◆ Aim of the task
Using the records that follow, copy every line containing the word "this".

◆ Supplied records
# # # #
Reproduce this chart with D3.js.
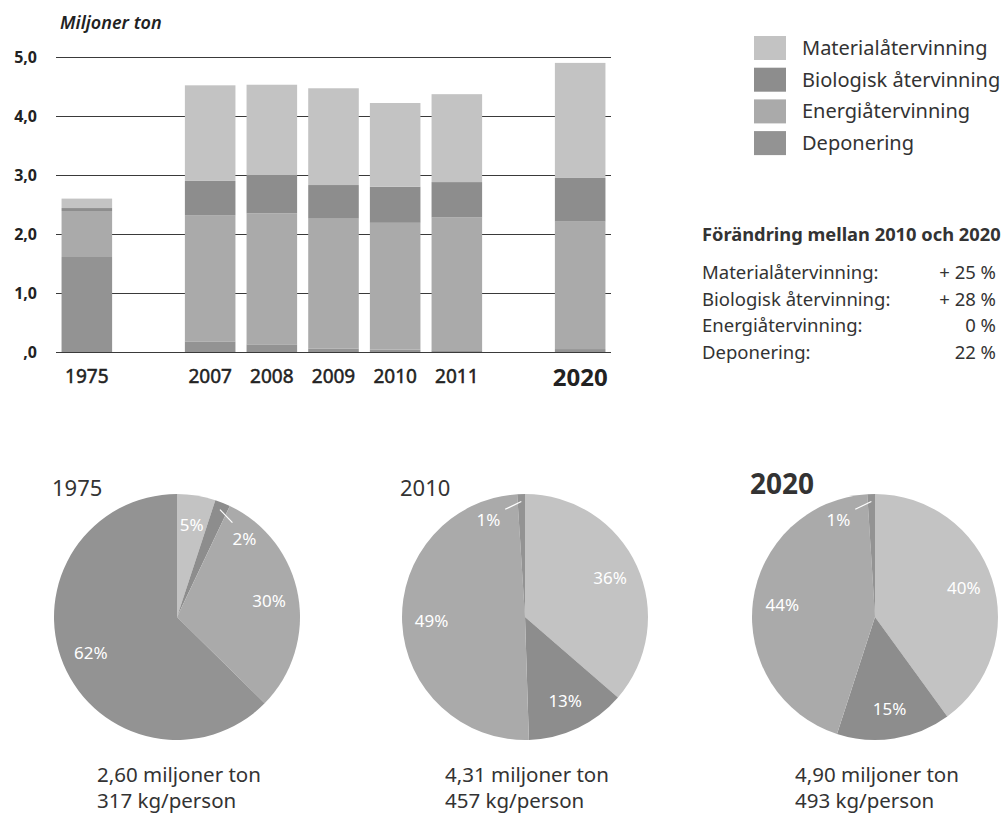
# # # #
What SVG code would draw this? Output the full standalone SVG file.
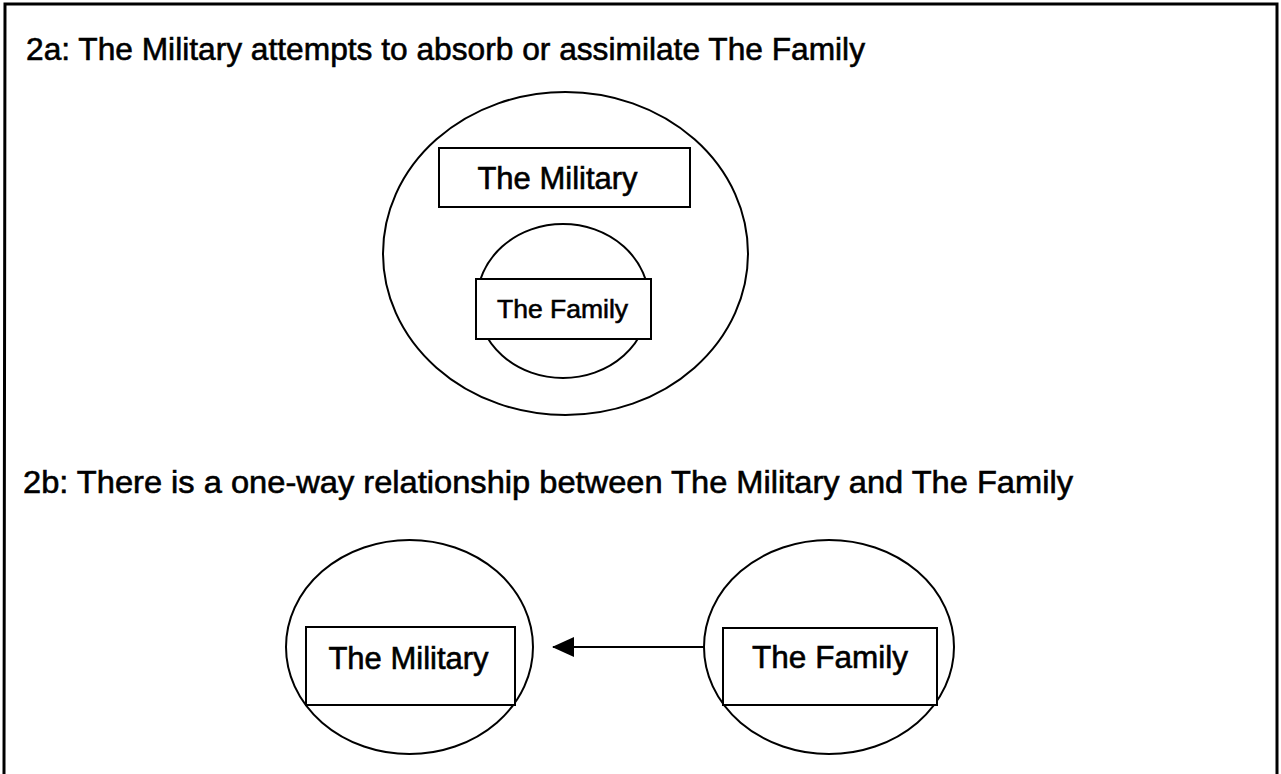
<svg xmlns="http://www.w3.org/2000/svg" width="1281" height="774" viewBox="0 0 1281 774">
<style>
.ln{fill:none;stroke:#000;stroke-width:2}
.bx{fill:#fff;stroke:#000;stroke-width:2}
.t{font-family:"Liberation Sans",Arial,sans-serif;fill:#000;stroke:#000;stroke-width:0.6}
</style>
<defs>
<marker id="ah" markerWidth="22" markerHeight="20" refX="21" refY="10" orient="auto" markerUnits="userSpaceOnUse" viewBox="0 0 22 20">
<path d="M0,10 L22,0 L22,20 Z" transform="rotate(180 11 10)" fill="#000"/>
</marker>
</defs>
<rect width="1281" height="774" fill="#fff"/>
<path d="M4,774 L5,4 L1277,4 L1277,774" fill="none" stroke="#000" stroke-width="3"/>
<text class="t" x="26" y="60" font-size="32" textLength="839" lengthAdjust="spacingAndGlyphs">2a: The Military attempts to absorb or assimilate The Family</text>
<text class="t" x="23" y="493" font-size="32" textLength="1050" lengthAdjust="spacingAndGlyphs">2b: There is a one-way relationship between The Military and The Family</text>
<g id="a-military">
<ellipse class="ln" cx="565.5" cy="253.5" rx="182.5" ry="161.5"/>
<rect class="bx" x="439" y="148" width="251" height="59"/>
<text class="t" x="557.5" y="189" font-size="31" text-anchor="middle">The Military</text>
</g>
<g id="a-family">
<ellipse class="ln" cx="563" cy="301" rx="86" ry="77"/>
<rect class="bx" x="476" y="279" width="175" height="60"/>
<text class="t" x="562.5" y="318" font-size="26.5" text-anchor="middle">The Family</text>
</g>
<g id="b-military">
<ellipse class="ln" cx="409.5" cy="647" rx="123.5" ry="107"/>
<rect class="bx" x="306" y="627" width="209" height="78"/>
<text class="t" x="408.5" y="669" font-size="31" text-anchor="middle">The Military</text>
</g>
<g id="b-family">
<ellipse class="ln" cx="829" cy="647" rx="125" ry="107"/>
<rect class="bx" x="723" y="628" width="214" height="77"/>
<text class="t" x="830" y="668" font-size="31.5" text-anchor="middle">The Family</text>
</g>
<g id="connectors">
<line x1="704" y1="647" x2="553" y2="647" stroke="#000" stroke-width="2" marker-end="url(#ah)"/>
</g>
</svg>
# # # #
◆ Exercise result
Reproduce this chart with D3.js.
What SVG code would draw this? Output the full standalone SVG file.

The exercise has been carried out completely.